The top priorities include a domestic push for an overhaul of the nation's financial regulatory system and a foreign policy focus on nuclear safety. With an eye on the midterm elections, the overall goal is to demonstrate that Democrats, when given a majority, know how to govern.
In the span of just a few days, the president achieved victory on the healthcare overhaul that had been his top priority, announced a nuclear arms treaty with Russia, pushed through Congress a major reform of student loans and received a rock-star welcome from troops in Afghanistan.

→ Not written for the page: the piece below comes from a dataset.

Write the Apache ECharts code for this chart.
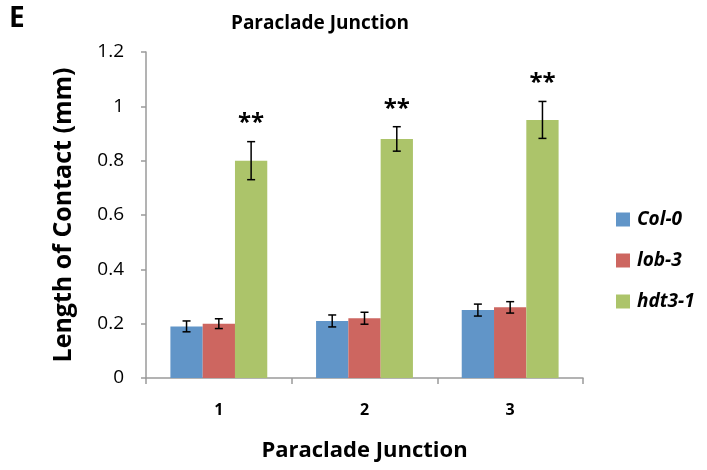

Clearly buoyed by the successes, the president looked back fondly on the big wins, singling out health care and student loans as "two major victories in one week that will improve the lives of our people for generations to come." The mood might be contagious. After months of gloom, there are now early signs of cautious optimism on Capitol Hill and even a little ebullience at the White House.
"The truth is that health care was the issue that animated a lot of people for the campaign," said Deputy Press Secretary Josh Earnest. "For some people, this was the reason they got involved and worked so hard. Taking the long view, this was the issue that some people dedicated their lives to, and it was satisfying to score a win."
The mood has similarly improved inside the Democratic caucuses in Congress, said former Rep. Vic Fazio, D-Calif., who stays in close contact with former colleagues. "There is still a lot of angst about how each individual is going to handle their own politics on health care," he said. "But the momentum has been shifting, and the morale is improving. Democrats now think they see some hope out there where a few months ago they were very grim and very frightened about the future."
Fazio said Obama would have had little hope for the rest of his legislative agenda this year had he lost on health care. "Whether his presidency would have been threatened, I don't know. But certainly his majorities would have been threatened," he said. "Members would have hunkered down and been very, very hard to reach for the rest of the session on almost anything."
Now, said Earnest, the wins "build some momentum on Capitol Hill for the president's agenda," adding they should "encourage members of Congress to continue pursuing an agenda" set by the president. He said the White House views financial regulatory reform and the upcoming nuclear safety summit as most important.
Democratic pollster Stan Greenberg agreed that there is a linkage between the outcome of the health fight and the rest of the agenda. "Each thing they do increases their ability to do the next," he said. "Health care increased their ability to do financial regulation."
The key issue, he contended, is making government work.
"Competence matters," Greenberg said. "Up until now, Democrats have failed in governance. They need a series of things that shows that they can address the big problems and act together."